■ **Challenge**: Write out word for word each line of the records, beginning at the first and stopping after the line with "plt.rcParams['font.family'] = ['Liberation". Leave the pictures out.

■ **Data records**:
##############################
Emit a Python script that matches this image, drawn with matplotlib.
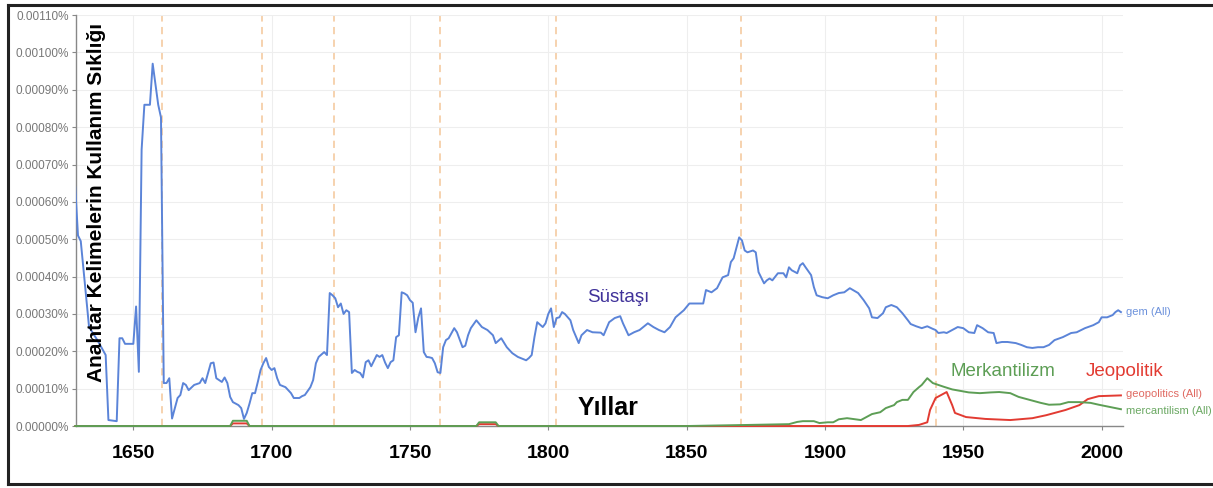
import matplotlib
matplotlib.use("Agg")
import matplotlib.pyplot as plt
from matplotlib.lines import Line2D
from matplotlib.ticker import FuncFormatter

plt.rcParams['font.family'] = ['Liberation Sans', 'DejaVu Sans']

# values in units of 0.0001 % (ngram frequency)
gem_years = [1629, 1630, 1631, 1634, 1637, 1640, 1641, 1644, 1645, 1646, 1647, 1650,
             1651, 1652, 1653, 1654, 1656, 1657, 1659, 1660, 1661, 1662, 1663, 1664,
             1666, 1667, 1668, 1669, 1670, 1672, 1674, 1675, 1676, 1678, 1679, 1680,
             1682, 1683, 1684, 1685, 1686, 1688, 1689, 1690, 1691, 1692, 1693, 1694,
             1695, 1696, 1697, 1698, 1699, 1700, 1701, 1702, 1703, 1705, 1707, 1708,
             1710, 1711, 1712, 1714, 1715, 1716, 1717, 1719, 1720, 1721, 1722, 1723,
             1724, 1725, 1726, 1727, 1728, 1729, 1730, 1731, 1732, 1733, 1734, 1735,
             1736, 1738, 1739, 1740, 1741, 1742, 1743, 1744, 1745, 1746, 1747, 1748,
             1749, 1750, 1751, 1752, 1753, 1754, 1755, 1756, 1757, 1758, 1759, 1760,
             1761, 1762, 1763, 1764, 1766, 1767, 1769, 1770, 1771, 1772, 1774, 1776,
             1778, 1780, 1781, 1783, 1785, 1787, 1789, 1790, 1792, 1793, 1794, 1795,
             1796, 1798, 1799, 1800, 1801, 1802, 1803, 1804, 1805, 1806, 1808, 1809,
             1811, 1812, 1814, 1816, 1819, 1820, 1822, 1824, 1826, 1827, 1829, 1831,
             1833, 1836, 1838, 1840, 1842, 1844, 1846, 1849, 1851, 1854, 1856, 1857,
             1859, 1861, 1863, 1865, 1866, 1867, 1869, 1870, 1871, 1872, 1874, 1875,
             1876, 1878, 1879, 1880, 1881, 1883, 1885, 1886, 1887, 1888, 1890, 1891,
             1892, 1893, 1895, 1896, 1897, 1899, 1901, 1903, 1905, 1907, 1909, 1912,
             1914, 1916, 1917, 1919, 1921, 1922, 1924, 1926, 1928, 1930, 1931, 1933,
             1935, 1937, 1939, 1940, 1941, 1943, 1944, 1946, 1948, 1950, 1952, 1954,
             1955, 1957, 1959, 1961, 1962, 1964, 1966, 1969, 1971, 1973, 1975, 1977,
             1979, 1981, 1983, 1986, 1989, 1991, 1994, 1997, 1999, 2000, 2002, 2004,
             2005, 2006, 2007]
gem_vals = [6.4, 5.1, 4.95, 2.65, 2.3, 1.9, 0.16, 0.13, 2.35, 2.35, 2.2, 2.2,
            3.2, 1.45, 7.4, 8.6, 8.6, 9.7, 8.6, 8.26, 1.15, 1.15, 1.28, 0.2,
            0.75, 0.83, 1.15, 1.1, 0.96, 1.1, 1.15, 1.28, 1.15, 1.68, 1.7, 1.28,
            1.18, 1.3, 1.15, 0.78, 0.64, 0.56, 0.48, 0.19, 0.35, 0.6, 0.88, 0.88,
            1.18, 1.5, 1.68, 1.82, 1.58, 1.5, 1.55, 1.28, 1.1, 1.04, 0.88, 0.75,
            0.75, 0.8, 0.83, 1.04, 1.23, 1.68, 1.85, 1.98, 1.9, 3.56, 3.5, 3.42,
            3.18, 3.28, 3.0, 3.1, 3.05, 1.42, 1.5, 1.45, 1.42, 1.3, 1.71, 1.76,
            1.6, 1.9, 1.85, 1.9, 1.7, 1.55, 1.71, 1.76, 2.38, 2.43, 3.58, 3.55,
            3.5, 3.37, 3.3, 2.51, 2.9, 3.15, 1.98, 1.85, 1.84, 1.82, 1.68, 1.44,
            1.42, 2.11, 2.3, 2.35, 2.62, 2.51, 2.11, 2.15, 2.43, 2.62, 2.83, 2.65,
            2.57, 2.43, 2.22, 2.35, 2.11, 1.95, 1.85, 1.82, 1.76, 1.82, 1.9, 2.38,
            2.78, 2.65, 2.75, 3.0, 3.15, 2.65, 2.89, 2.91, 3.05, 3.0, 2.83, 2.57,
            2.22, 2.43, 2.57, 2.51, 2.5, 2.43, 2.78, 2.89, 2.94, 2.75, 2.43, 2.51,
            2.57, 2.75, 2.65, 2.57, 2.51, 2.65, 2.91, 3.1, 3.28, 3.28, 3.28, 3.64,
            3.58, 3.69, 3.98, 4.04, 4.39, 4.49, 5.05, 4.97, 4.7, 4.65, 4.7, 4.65,
            4.12, 3.82, 3.9, 3.95, 3.9, 4.09, 4.09, 3.98, 4.25, 4.17, 4.09, 4.3,
            4.36, 4.25, 4.04, 3.72, 3.5, 3.45, 3.42, 3.5, 3.56, 3.58, 3.69, 3.56,
            3.37, 3.15, 2.91, 2.89, 3.02, 3.18, 3.24, 3.18, 3.02, 2.83, 2.73, 2.67,
            2.62, 2.67, 2.6, 2.57, 2.49, 2.51, 2.49, 2.57, 2.65, 2.62, 2.51, 2.49,
            2.7, 2.62, 2.51, 2.49, 2.22, 2.25, 2.25, 2.22, 2.17, 2.11, 2.09, 2.11,
            2.11, 2.17, 2.3, 2.38, 2.49, 2.51, 2.62, 2.7, 2.78, 2.91, 2.91, 2.97,
            3.05, 3.1, 3.05]

geo_years = [1629, 1685, 1686, 1691, 1692, 1774, 1775, 1781, 1782, 1930, 1934, 1937,
             1938, 1940, 1942, 1944, 1946, 1947, 1951, 1958, 1967, 1975, 1980, 1987,
             1992, 1995, 1999, 2007]
geo_vals = [0, 0, 0.07, 0.07, 0, 0, 0.05, 0.05, 0, 0, 0.03, 0.1,
            0.43, 0.75, 0.83, 0.91, 0.56, 0.35, 0.24, 0.19, 0.16, 0.21, 0.29, 0.43,
            0.56, 0.72, 0.8, 0.82]

merc_years = [1629, 1685, 1686, 1691, 1692, 1774, 1775, 1781, 1782, 1850, 1873, 1887,
              1890, 1892, 1896, 1898, 1901, 1903, 1905, 1908, 1910, 1913, 1915, 1917,
              1920, 1922, 1925, 1926, 1928, 1930, 1932, 1934, 1935, 1937, 1939, 1943,
              1946, 1949, 1952, 1956, 1960, 1963, 1967, 1970, 1974, 1978, 1981, 1985,
              1988, 1992, 1996, 1999, 2003, 2007]
merc_vals = [0, 0, 0.14, 0.14, 0, 0, 0.1, 0.1, 0, 0, 0.03, 0.05,
             0.11, 0.13, 0.13, 0.08, 0.1, 0.1, 0.18, 0.21, 0.19, 0.16, 0.24, 0.32,
             0.37, 0.48, 0.56, 0.64, 0.7, 0.7, 0.91, 1.04, 1.1, 1.28, 1.15, 1.05,
             0.98, 0.94, 0.9, 0.88, 0.9, 0.91, 0.88, 0.78, 0.7, 0.62, 0.57, 0.58,
             0.64, 0.64, 0.62, 0.57, 0.51, 0.45]

event_years = [1660.2, 1696.4, 1722.7, 1760.8, 1802.8, 1869.8, 1940.2]
x_ticks = [1650, 1700, 1750, 1800, 1850, 1900, 1950, 2000]
y_ticks = list(range(0, 12))

fig = plt.figure(figsize=(12.13, 4.88), dpi=100)
ax = fig.add_axes([0.0627, 0.127, 0.863, 0.842])

for yr in event_years:
    ax.axvline(yr, color='#f6cfa8', ls=(0, (4, 3)), lw=1.3, zorder=1)

ax.plot(gem_years, gem_vals, color='#5b84d8', lw=1.4, zorder=3)
ax.plot(geo_years, geo_vals, color='#e23b32', lw=1.4, zorder=3, clip_on=False)
ax.plot(merc_years, merc_vals, color='#5d9e55', lw=1.4, zorder=4, clip_on=False)

ax.set_xlim(1629.3, 2007.7)
ax.set_ylim(0, 11)
ax.set_xticks(x_ticks)
ax.set_yticks(y_ticks)
ax.yaxis.set_major_formatter(FuncFormatter(lambda v, p: f"{v * 1e-4:.5f}%"))
ax.grid(True, color='#eeeeee', lw=0.8, zorder=0)

for s in ['top', 'right']:
    ax.spines[s].set_visible(False)
for s in ['left', 'bottom']:
    ax.spines[s].set_color('#888888')
    ax.spines[s].set_linewidth(1.0)

ax.tick_params(axis='y', colors='#888888', labelcolor='#777777', labelsize=8.5,
               length=3, pad=2)
ax.tick_params(axis='x', colors='#888888', labelcolor='black', length=3, pad=11)
for lab in ax.get_xticklabels():
    lab.set_fontsize(14)
    lab.set_fontweight('bold')

# annotations
fig.text(97 / 1213, 1 - 202 / 488, "Anahtar Kelimelerin Kullanım Sıklığı",
         rotation=90, ha='center', va='center', fontsize=15, fontweight='bold')
fig.text(608 / 1213, 1 - 408 / 488, "Yıllar", ha='center', va='center',
         fontsize=18, fontweight='bold')
fig.text(618 / 1213, 1 - 298 / 488, "Süstaşı", ha='center', va='center',
         fontsize=13.5, color='#40329a')
fig.text(1003 / 1213, 1 - 371 / 488, "Merkantilizm", ha='center', va='center',
         fontsize=13.5, color='#5d9e55')
fig.text(1125 / 1213, 1 - 371 / 488, "Jeopolitik", ha='center', va='center',
         fontsize=13.5, color='#e23b32')

ax.text(2008.8, gem_vals[-1], "gem (All)", fontsize=8, color='#6d92dc',
        va='center', ha='left', clip_on=False)
ax.text(2008.8, geo_vals[-1] + 0.05, "geopolitics (All)", fontsize=8, color='#e06a62',
        va='center', ha='left', clip_on=False)
ax.text(2008.8, merc_vals[-1] - 0.05, "mercantilism (All)", fontsize=8, color='#6aa862',
        va='center', ha='left', clip_on=False)

# outer frame (top, left, bottom)
for xs, ys in [([8 / 1213, 1.0], [1 - 5 / 488] * 2),
               ([8 / 1213] * 2, [1 - 5 / 488, 1 - 484 / 488]),
               ([8 / 1213, 1.0], [1 - 484 / 488] * 2)]:
    fig.add_artist(Line2D(xs, ys, color='#222222', lw=2.2))

fig.savefig("out.png", dpi=100, facecolor='white')
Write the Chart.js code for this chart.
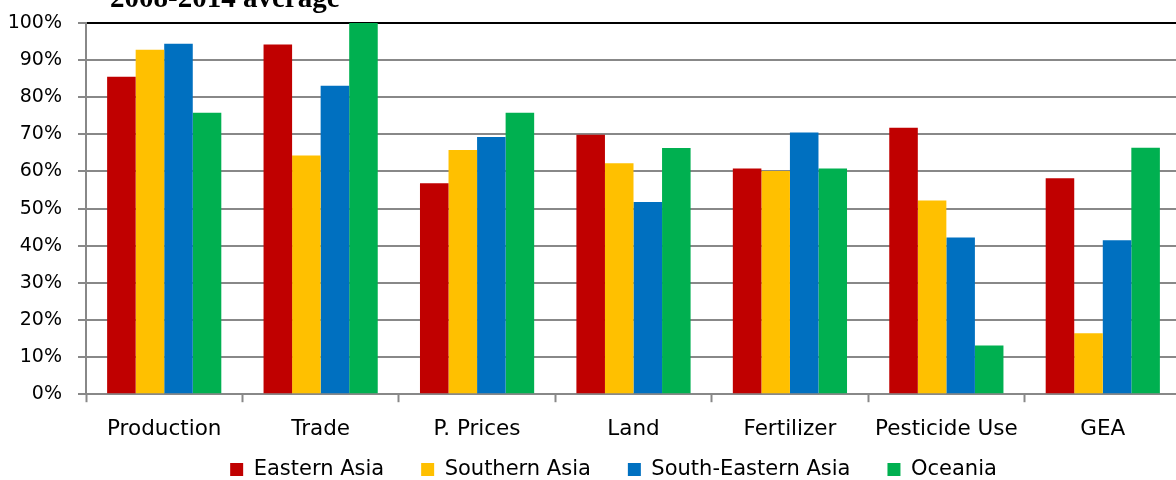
<!DOCTYPE html>
<html>
<head>
<meta charset="utf-8">
<script src="https://cdn.jsdelivr.net/npm/chart.js@4.4.1/dist/chart.umd.min.js"></script>
<style>
  html, body { margin: 0; padding: 0; overflow: hidden; background: #fff; width: 1176px; height: 480px; }
  #wrap { position: relative; width: 1190px; height: 524px; }
  #title { position: absolute; left: 110px; top: -16px; font-family: "Liberation Serif", serif; font-weight: bold; font-size: 29px; line-height: 26px; color: #000; white-space: nowrap; }
  canvas { position: absolute; left: 0; top: 0; }
</style>
</head>
<body>
<div id="wrap">
  <canvas id="c" width="1190" height="524" style="width:1190px;height:524px"></canvas>
  <div id="title">2008-2014 average</div>
</div>
<script>
const categories = ["Production", "Trade", "P. Prices", "Land", "Fertilizer", "Pesticide Use", "GEA"];
const seriesNames = ["Eastern Asia", "Southern Asia", "South-Eastern Asia", "Oceania"];
const easternAsia      = [85.5, 94.2, 56.8, 69.9, 60.8, 71.8, 58.2];
const southernAsia     = [92.8, 64.3, 65.8, 62.2, 60.1, 52.2, 16.4];
const southEasternAsia = [94.4, 83.1, 69.3, 51.8, 70.5, 42.2, 41.5];
const oceania          = [75.8, 100.0, 75.8, 66.3, 60.8, 13.1, 66.4];
const yTicks = [0, 10, 20, 30, 40, 50, 60, 70, 80, 90, 100];
const colors = ["#C00000", "#FFC000", "#0070C0", "#00B050"];

const FONT = "DejaVu Sans";
const allSeries = [easternAsia, southernAsia, southEasternAsia, oceania];

// shift the legend box (layout only) so it sits like the reference
const legendShift = {
  id: "legendShift",
  afterLayout(chart) {
    const lg = chart.legend;
    if (!lg) return;
    const dx = 23, dy = -34;
    lg.left += dx; lg.right += dx;
    lg.top += dy; lg.bottom += dy;
  }
};

new Chart(document.getElementById("c"), {
  type: "bar",
  data: {
    labels: categories,
    datasets: allSeries.map((d, i) => ({
      label: seriesNames[i],
      data: d,
      backgroundColor: colors[i],
      borderWidth: 0,
      categoryPercentage: 0.73,
      barPercentage: 1.0
    }))
  },
  plugins: [legendShift],
  options: {
    responsive: false,
    animation: false,
    devicePixelRatio: 1,
    layout: { padding: { top: 23, right: 9, left: 0, bottom: 0 } },
    plugins: {
      title: { display: false },
      tooltip: { enabled: false },
      legend: {
        position: "bottom",
        labels: {
          boxWidth: 13,
          boxHeight: 13,
          padding: 37,
          color: "#000",
          font: { family: FONT, size: 21 }
        }
      }
    },
    scales: {
      x: {
        offset: true,
        grid: {
          offset: true,
          drawOnChartArea: false,
          drawTicks: true,
          tickLength: 8,
          tickColor: "#888888",
          tickWidth: 2
        },
        border: { color: "#888888", width: 2 },
        ticks: { color: "#000", padding: 14, font: { family: FONT, size: 21.5 }, maxRotation: 0 }
      },
      y: {
        min: 0,
        max: 100,
        afterBuildTicks: (axis) => { axis.ticks = yTicks.map(v => ({ value: v })); },
        grid: {
          color: (ctx) => (ctx.tick && ctx.tick.value === 100) ? "#000000" : "#888888",
          lineWidth: 2,
          tickLength: 8,
          tickColor: "#888888",
          tickWidth: 2
        },
        border: { color: "#888888", width: 2 },
        ticks: {
          color: "#000",
          padding: 16,
          font: { family: FONT, size: 19 },
          callback: (v) => v + "%"
        },
        afterFit: (axis) => { axis.width = 86; axis.paddingTop = 0; axis.paddingBottom = 0; }
      }
    }
  }
});
</script>
</body>
</html>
##############################
■ **Response below**:
Emit a Python script that matches this image, drawn with matplotlib.
import matplotlib
matplotlib.use("Agg")
import matplotlib.pyplot as plt
from matplotlib.lines import Line2D
from matplotlib.ticker import FuncFormatter

plt.rcParams['font.family'] = ['Liberation Sans', 'DejaVu Sans']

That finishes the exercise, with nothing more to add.